Museum returns Matisse to Jewish family who fled from Nazis
Odalisque by Matisse was sold by the Stern family as they struggled for money after fleeing Nazi Germany
A museum in Amsterdam has returned a painting by Henri Matisse to the heirs of a German Jew who sold the work as his family fled the Nazis.
The work, Odalisque, from 1920-21 and part of the acclaimed series inspired by Matisse’s travels in North Africa, has been returned after a ruling by the Dutch “restitutions committee” that the Stedelijk Museum had benefited from “involuntary loss of possession due to circumstances directly related to the Nazi regime”.
Albert Stern, a German-Jewish textile entrepreneur, sold the painting to the museum in 1941 as he and his family attempted to raise money after fleeing Nazi Germany to the Netherlands.
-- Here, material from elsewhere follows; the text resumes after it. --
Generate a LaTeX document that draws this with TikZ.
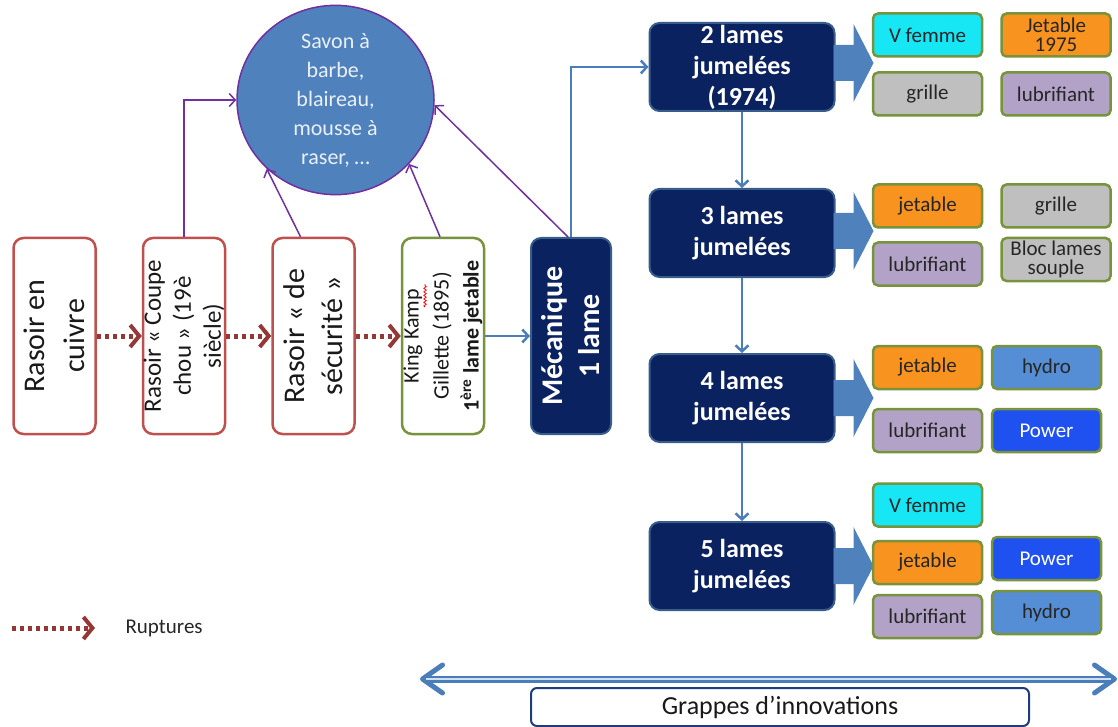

“The family fled to the Netherlands in 1937 and subsequently made several attempts to leave Europe. Conditions for the family had deteriorated to such an extent that they were forced to sell their belongings,” said the committee, which issued its first ruling in 2008.
The family was rich in Germany and renowned in cultural circles, hosting concerts by the young violinist Yehudi Menuhin in Haus Stern in Berlin. The Nazis took everything and the Sterns failed to escape Europe and were arrested in the occupied Netherlands.
He died in the Laufen concentration camp in January 1945. His two sons, Erich and Rudolf, were murdered at Auschwitz and Buchenwald, in October 1944 and March 1945 respectively.
His wife Marie survived and moved to Britain after the war with Rudolf’s two children, who survived deportation to the Theresienstadt concentration camp aged just five and 16 months old in April 1944.
“The return of the Matisse is a moving and overwhelming moment for us all. Our grandparents loved art and music and theatre, it was the centre of their lives,” said a family statement.
“The family has carried the scars of its unbearable and tragic history alone. Now, finally, this is being acknowledged. The painting is being returned to us, the rightful owners, and with it our own history.”
The painting is from a period of Matisse’s work from 1921 to 1928, mainly modelled by Henriette Darricarrère, and including the most expensive of his works ever sold, Odalisque couchée aux magnolias, which reached almost $81 million at an auction in 2018.
The Dutch Jewish population was 154,887 in 1941 as the Sterns tried to leave, and just 14,346 in the 1947 census.
Three quarters of Dutch Jews were murdered during the Second World War with the assistance of local Nazi sympathisers and many collaborators in the civil service and police. Most went unpunished after the war.
“This work represents a very sad history and is connected to the unspeakable suffering inflicted on this family,” said Rein Wolfs, the museum’s director.